Another Problem with the Boethian Solution


This may be beating a dead horse, but some people are convinced the horse is alive and well. So here’s something else that's wrong with the Boethian attempt to escape theological determinism.

According to Boethians, God doesn’t have foreknowledge of one’s future actions because God is outside of time. He therefore does not foresee what we are going to do, he timelessly sees what we are going to do. And that, they claim, means that we remain free to choose among different possible courses of action.

I’ve already argued that this doesn’t solve the problem (see my blog post from 10/31/17, A Timeless God and Theological Determinism). But even if you disagree with my criticism in that earlier post, there's another reason for rejecting this Boethian solution. For even supposing God is timeless, it is still the case that as an omnipotent being, he ought to be able to make himself temporal. One must accept this as a possibility unless it is metaphysically impossible for God to exist in time — and that’s something the theist would have to argue for. Moreover, this would be especially difficult for a Christian to maintain, for obvious reasons. And yet, as a temporal being, it seems clear that God would be able to foresee the future if he so chose. After all, it would take nothing more out of the ordinary than remembering what he already knew during his timeless existence.

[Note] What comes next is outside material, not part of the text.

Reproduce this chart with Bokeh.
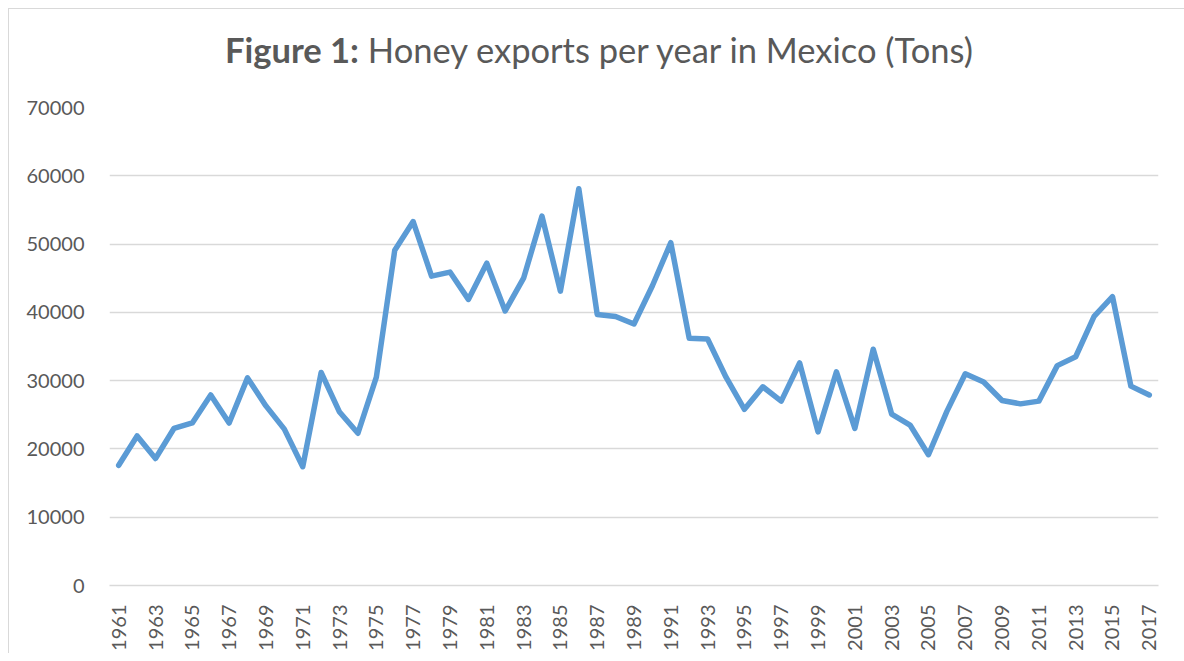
from bokeh.plotting import figure
from bokeh.models import Range1d, FixedTicker, ColumnDataSource, Div
from bokeh.layouts import column
from bokeh.embed import file_html
from bokeh.resources import INLINE
import math

years = list(range(1961, 2018))
exports = [
    17600, 21900, 18600, 23000, 23800, 27900, 23800, 30400, 26300, 22900,
    17400, 31200, 25400, 22300, 30500, 49100, 53300, 45300, 45900, 41900,
    47200, 40200, 45000, 54100, 43100, 58100, 39700, 39400, 38300, 43900,
    50200, 36200, 36100, 30500, 25800, 29100, 27000, 32600, 22500, 31300,
    23000, 34600, 25100, 23500, 19150, 25500, 31000, 29800, 27100, 26600,
    27000, 32200, 33500, 39400, 42300, 29200, 27900,
]
x_tick_years = years[::2]
y_ticks = [0, 10000, 20000, 30000, 40000, 50000, 60000, 70000]
title_bold = "Figure 1:"
title_rest = "Honey exports per year in Mexico (Tons)"

TEXT = "#595959"
GRID = "#d9d9d9"
LINE = "#5b9bd5"
FONT = "Lato"

p = figure(
    width=1175, height=584,
    output_backend="svg", toolbar_location=None,
    x_range=Range1d(years[0] - 0.5, years[-1] + 0.5),
    y_range=Range1d(0, 70000),
    min_border_left=100, min_border_right=26,
    min_border_top=38, min_border_bottom=64,
)
p.margin = 0
p.outline_line_color = None
p.background_fill_color = "white"
p.border_fill_color = "white"

src = ColumnDataSource(dict(year=years, tons=exports))
p.line("year", "tons", source=src, line_color=LINE, line_width=5.5,
       line_join="round", line_cap="round")

p.xgrid.grid_line_color = None
p.ygrid.grid_line_color = GRID
p.ygrid.grid_line_width = 1.5

p.xaxis.ticker = FixedTicker(ticks=x_tick_years)
p.xaxis.major_label_orientation = math.pi / 2
p.xaxis.axis_line_color = GRID
p.xaxis.axis_line_width = 1.5
p.xaxis.major_tick_line_color = None
p.xaxis.minor_tick_line_color = None
p.xaxis.major_label_standoff = 13
p.xaxis.major_label_text_font = FONT
p.xaxis.major_label_text_font_size = "20px"
p.xaxis.major_label_text_color = TEXT

p.yaxis.ticker = FixedTicker(ticks=y_ticks)
p.yaxis.axis_line_color = None
p.yaxis.major_tick_line_color = None
p.yaxis.minor_tick_line_color = None
p.yaxis.major_label_standoff = 19
p.yaxis.major_label_text_font = FONT
p.yaxis.major_label_text_font_size = "20px"
p.yaxis.major_label_text_color = TEXT

title_html = (
    '<div style="padding-top:20px; padding-left:216px; white-space:nowrap; '
    'font-family:Lato; font-size:34.5px; line-height:1.2; color:%s;">'
    '<b>%s</b> %s</div>' % (TEXT, title_bold, title_rest)
)
title = Div(text=title_html, width=1175, height=60, margin=0)

layout = column(
    title, p, spacing=0,
    styles={"margin-left": "8px", "margin-top": "8px",
            "border-top": "1px solid #d9d9d9",
            "border-left": "1px solid #d9d9d9",
            "background-color": "white"},
)

open("out.html", "w").write(file_html(layout, INLINE))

The problem here isn’t (as Linda Zagzebski implies in her Stanford Encyclopedia article https://plato.stanford.edu/entries/free-will-foreknowledge/) whether or not Jesus actually had infallible foreknowledge. If it were, then this would be of concern only to Christians — and they could easily escape it by pointing out that there are reasons for denying Jesus had such knowledge. After all, he himself claimed he didn’t know exactly when the world would end. Moreover (though Christians will be less happy to admit this), he was way off when he predicted it would happen during the lifetime of some of his contemporaries.

No, the problem is wider than that. It is that God could be in time and know the future. It is important to realize that the problem of foreknowledge is not essentially a problem with there actually being such knowledge; it is a problem about it being possible for there to be such knowledge. So long as there is the possibility that someone could know the future infallibly, the future cannot be open to different possibilities. And the Boethian, it seems, must admit that God could have such foreknowledge.